The former director of the science program for Texas' public schools asked a federal appeals court Monday to revive a lawsuit over her firing for forwarding an e-mail about a forum opposed to teaching creationism.

The agency that runs Texas public schools argued that Christina Castillo Comer's e-mail broke its policy of neutrality toward any potentially controversial issue, including creationism. A lawyer for Comer says the agency has an unwritten, unconstitutional policy of treating creationism as science.

A three-judge panel from the 5th U.S. Circuit Court of Appeals in New Orleans heard arguments Monday in Comer's lawsuit against Robert Scott, commissioner of the Texas Education Agency.

A federal judge in Austin, Texas, dismissed her claims in March 2009. Comer is appealing that decision. The 5th Circuit panel didn't indicate when it will rule.

Comer says she was told to quit or be fired in 2007 after forwarding an e-mail about a presentation by a Southeastern Louisiana University philosophy professor viewed as opposed to teaching creationism in schools. Her only comment on the forwarded e-mail was "FYI."

The agency says Comer violated her employer's "neutrality" policy by airing her personal opposition to creationism.

Douglas Mishkin, a lawyer for Comer, said the agency's neutrality policy violates the First Amendment's establishment clause because it endorses a religious belief.

"It takes something that's not science and treats it as if it is," he said.

Judge Fortunato Benavides pressed Mishkin to explain how the agency violated the establishment clause.

"I can see a free speech claim," the judge said. "This looks like to me a First Amendment claim in the robe of an establishment claim."

James Ho, Texas' solicitor general, said Comer doesn't dispute that her e-mail violated the agency's neutrality policy.

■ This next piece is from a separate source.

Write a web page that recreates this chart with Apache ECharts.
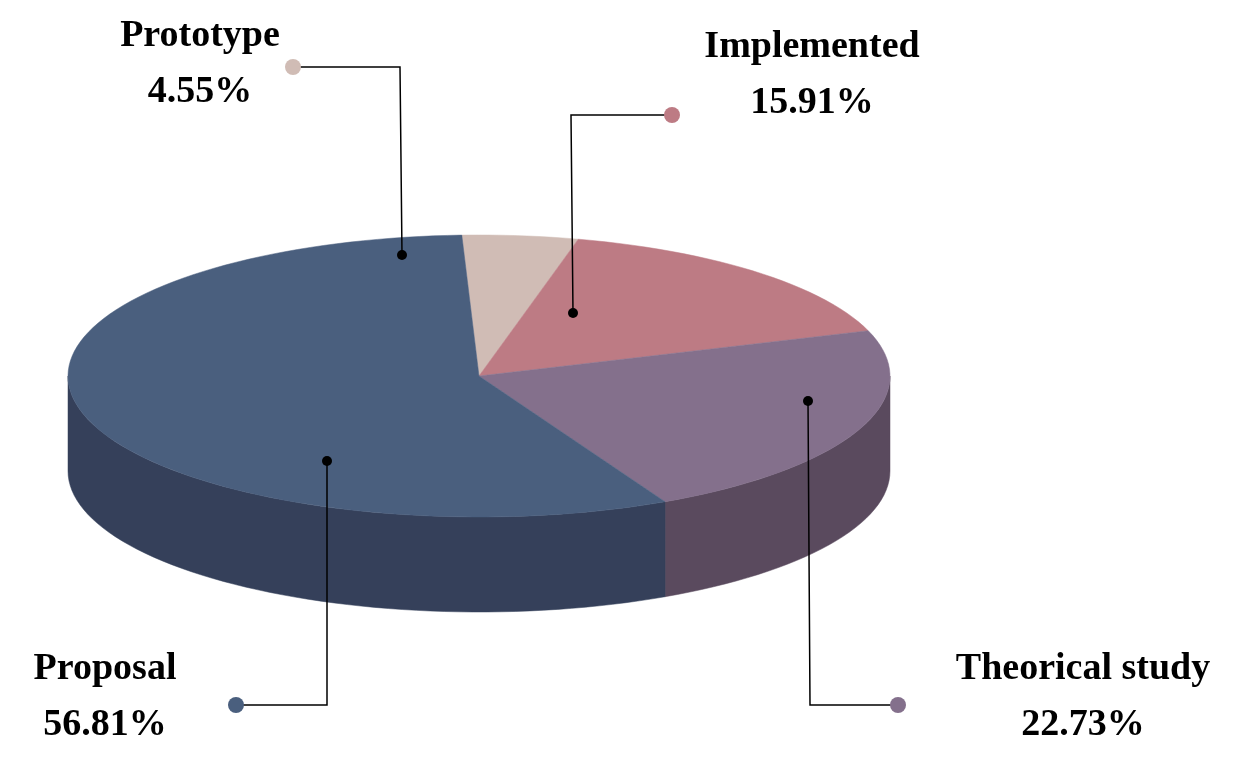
<!DOCTYPE html>
<html><head><meta charset="utf-8">
<script src="https://cdn.jsdelivr.net/npm/echarts@6/dist/echarts.min.js"></script>
<style>html,body{margin:0;background:#fff}#chart-container{width:1257px;height:773px}</style>
</head><body><div id="chart-container"></div>
<script>
var categories = ['Prototype', 'Implemented', 'Theorical study', 'Proposal'];
var values = [4.55, 15.91, 22.73, 56.81];
var topColors = ['#d0bcb5', '#bd7b84', '#84708c', '#4a5f7e'];
var sideColors = ['#9e8c86', '#8e5a62', '#5a4a5e', '#35405a'];
// leader geometry: dot on slice, elbow, end marker, label centre
var leaders = [
	{ dot: [402, 255], elbow: [400, 67], end: [293, 67], text: [200, 64] },
	{ dot: [573, 313], elbow: [571, 115], end: [672, 115], text: [812, 75] },
	{ dot: [808, 401], elbow: [810, 705], end: [898, 705], text: [1083, 697] },
	{ dot: [327, 461], elbow: [327, 705], end: [236, 705], text: [105, 697] }
];

var cx = 479, cy = 376, rx = 411, ry = 141, depth = 95, startDeg = -92.4;
var total = values.reduce(function (a, b) { return a + b; }, 0);
var deg = Math.PI / 180;

function sliceRange(i) {
	var s = startDeg;
	for (var k = 0; k < i; k++) s += values[k] / total * 360;
	return [s, s + values[i] / total * 360];
}
function pt(t, dy) { return [cx + rx * Math.cos(t * deg), cy + ry * Math.sin(t * deg) + (dy || 0)]; }
function arc(a, b, dy) {
	var pts = [], n = Math.max(2, Math.ceil((b - a) / 2));
	for (var j = 0; j <= n; j++) pts.push(pt(a + (b - a) * j / n, dy));
	return pts;
}

var chartDom = document.getElementById('chart-container');
var myChart = echarts.init(chartDom);
var seriesData = values.map(function (v, i) { return { name: categories[i], value: v }; });
var labelFont = 'bold 38px "Liberation Serif", "Times New Roman", serif';

var option = {
	animation: false,
	series: [
		{
			type: 'custom', coordinateSystem: 'none', data: seriesData, z: 1,
			renderItem: function (params, api) {
				var r = sliceRange(params.dataIndex), children = [];
				// front visible part of the rim: angles 0..180 (also 360..540)
				[[0, 180], [360, 540]].forEach(function (w) {
					var a = Math.max(r[0], w[0]), b = Math.min(r[1], w[1]);
					if (b > a) {
						var topArc = arc(a, b, 0), botArc = arc(a, b, depth).reverse();
						children.push({ type: 'polygon', shape: { points: topArc.concat(botArc) },
							style: { fill: sideColors[params.dataIndex], stroke: sideColors[params.dataIndex], lineWidth: 0.5 } });
					}
				});
				return { type: 'group', children: children };
			}
		},
		{
			type: 'custom', coordinateSystem: 'none', data: seriesData, z: 2,
			renderItem: function (params, api) {
				var r = sliceRange(params.dataIndex);
				var pts = [[cx, cy]].concat(arc(r[0], r[1], 0));
				return { type: 'polygon', shape: { points: pts },
					style: { fill: topColors[params.dataIndex], stroke: topColors[params.dataIndex], lineWidth: 0.5 } };
			}
		},
		{
			type: 'custom', coordinateSystem: 'none', data: seriesData, z: 3,
			renderItem: function (params, api) {
				var i = params.dataIndex, L = leaders[i];
				return { type: 'group', children: [
					{ type: 'polyline', shape: { points: [L.dot, L.elbow, L.end] }, style: { stroke: '#000', lineWidth: 1.5, fill: null } },
					{ type: 'circle', shape: { cx: L.dot[0], cy: L.dot[1], r: 5 }, style: { fill: '#000' } },
					{ type: 'circle', shape: { cx: L.end[0], cy: L.end[1], r: 8 }, style: { fill: topColors[i] } },
					{ type: 'text', x: L.text[0], y: L.text[1], style: {
						text: categories[i] + '\n' + values[i].toFixed(2) + '%', font: labelFont, lineHeight: 56,
						fill: '#000', align: 'center', verticalAlign: 'middle' } }
				] };
			}
		}
	]
};
myChart.setOption(option);
window.addEventListener('resize', function () { myChart.resize(); });
</script></body></html>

"This is a policy of employee neutrality, and neutrality is the touchstone of the establishment clause," Ho said. "It's certainly not a violation of it."

The agency says Comer was fired for "repeated subordination." Besides violating the neutrality policy, she allegedly attended meetings and presentations without agency approval and disclosed details of the school board's deliberations to non-board members.

"What makes this case unique is that there is a pattern of misconduct," Ho said.

Comer's lawyers say no other agency employee has been warned, reprimanded or fired for failing to remain neutral on an issue before the board. Mishkin said the neutrality policy requires teachers to "pull your punch" if students ask about the relationship between creationism and evolution.

"They said, 'You must do your job with one hand tied behind your back,'" he said.

Creationism is the belief that the Earth and its creatures were created by a deity. It's an alternative to the origin of life explanation taught in public schools under the theory of evolution, which puts forth that all living organisms descended from a common ancestral gene pool.